Macau,
China, 07 mar (Lusa) -- O historiador José Pacheco Pereira considerou hoje que
é na língua e na literatura que a influência portuguesa "vai mais
longe" e não pode ser substituída pela "diplomacia económica",
lamentando os "desinvestimentos" dos últimos anos.
"Desinvestimos
no instituto Camões, desinvestiu-se nos leitorados das universidades.
Substitui-se isso por uma certa ideia de que a diplomacia económica resolvia o
problema da influência cultural. Não resolve, perdeu-se por um lado e perdeu-se
por outro. É evidente que a diplomacia económica é importante, mas depende
muito das conjunturas externas", afirmou, dando como exemplo a crise em
Angola, que é "gravíssima para Portugal".
Para
Pacheco Pereira, "Portugal, durante algum tempo, tentou (...) usar a
língua como instrumento de influência económica, social, cultural",
impulsionando a Comunidade dos Países de Língua Portuguesa (CPLP) e tentando
afirmar-se, por exemplo, como ponte entre a União Europeia e essas nações.
No
entanto, a crise e "um certo desprezo pelas questões culturais nos últimos
anos" levaram o país a "virar-se mais sobre si próprio" e a
aceitar "a perda de importância do português em muitos países onde a
língua portuguesa tinha cátedras" nas universidades ou onde era ensinado
como primeiro idioma ou como língua estrangeira, considerou.
A
"influência cultural é um fator muito relevante" para Portugal e a
presença da língua e da literatura portuguesa no mundo é "um património
que devia ser defendido de forma ativa", insistiu.
Pacheco
Pereira, que respondia a perguntas de jornalistas em Macau, considerou que a
presença portuguesa neste território, como em outras partes do mundo, é
"anacrónica num certo sentido", o que "não tem mal nenhum"
e "não é pejorativo".
"Está
presa a um momento histórico e sobrevive apenas pelo seu valor cultural e
histórico", afirmou, considerando que tem hoje "valor económico"

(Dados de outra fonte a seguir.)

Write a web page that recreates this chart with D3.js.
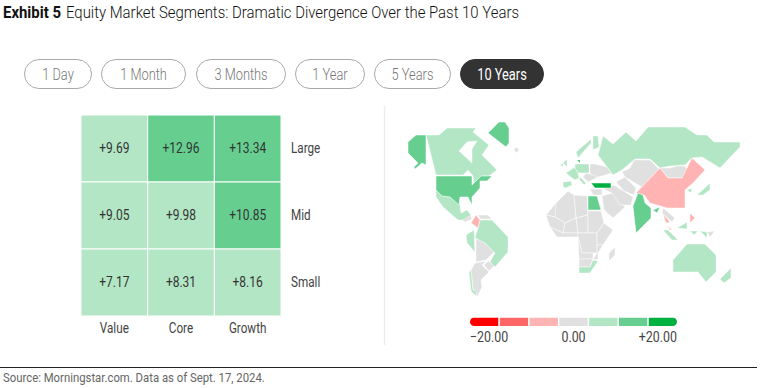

e "a utilidade da diferença" e de "dar mundo", do ponto de
vista de Macau, que é desde 1999 uma região administrativa especial da China.
Sobre
a China, considerou que "é uma experiência única", por ser "um
capitalismo com sucesso dirigido por um Partido Comunista".
No
entanto, a economia "necessariamente irá gerar tensões sobre o sistema
político" e "mais cedo ou mais tarde esta solução não é
sustentável".
Para
Pacheco Pereira, surgirão na China, a par do crescimento económico e do aumento
da população urbana, reivindicações de direitos laborais e políticos por parte
da classe média nascente.
"O
crescimento económico não pode continuar indefinidamente sem mudar o modelo da
sociedade", sublinhou, considerando que ou a China encontra mecanismos (a
nível sindical ou partidário, por exemplo) para canalizar a
"conflitualidade social" que vai surgir ou, a prazo, nascerá uma
"contradição entre o poder fechado e uma sociedade que à medida que cresce
e se desenvolve precisa de ser aberta".
Pacheco
Pereira participa por estes dias no Festival Literário de Macau e deu hoje uma
conferência na Universidade de Macau sobre a Europa.
A
este respeito, disse aos jornalistas que a crise europeia levou a uma
"degradação dos mecanismos democráticos" e a concentrar uma
"parte importante dos poderes nacionais na burocracia de Bruxelas" e
nos governos "que hoje mandam", como é o caso do Governo alemão.
Mas
a crise e a sua gestão levou também a "um tipo novo de contestação",
com os partidos "do poder" a perderem votos e a surgirem soluções de
governo como a portuguesa ou o atual impasse espanhol.
As
mudanças a este nível são "ainda muito iniciais", mas não devem ser
subestimadas, considerou.
"Começa
a haver mudança no espetro político e essa mudança não se sabe para onde vai,
mas que existem fatores de mudança, existem", afirmou.
Pacheco
Pereira considerou, por outro lado, "gravíssima" a crise dos
refugiados e sublinhou "a responsabilidade" da Europa na sua origem,
por ter "incentivado a guerra civil" em países como a Líbia ou a Síria
"e depois saiu-lhe o Daesh" [o Estado Islâmico].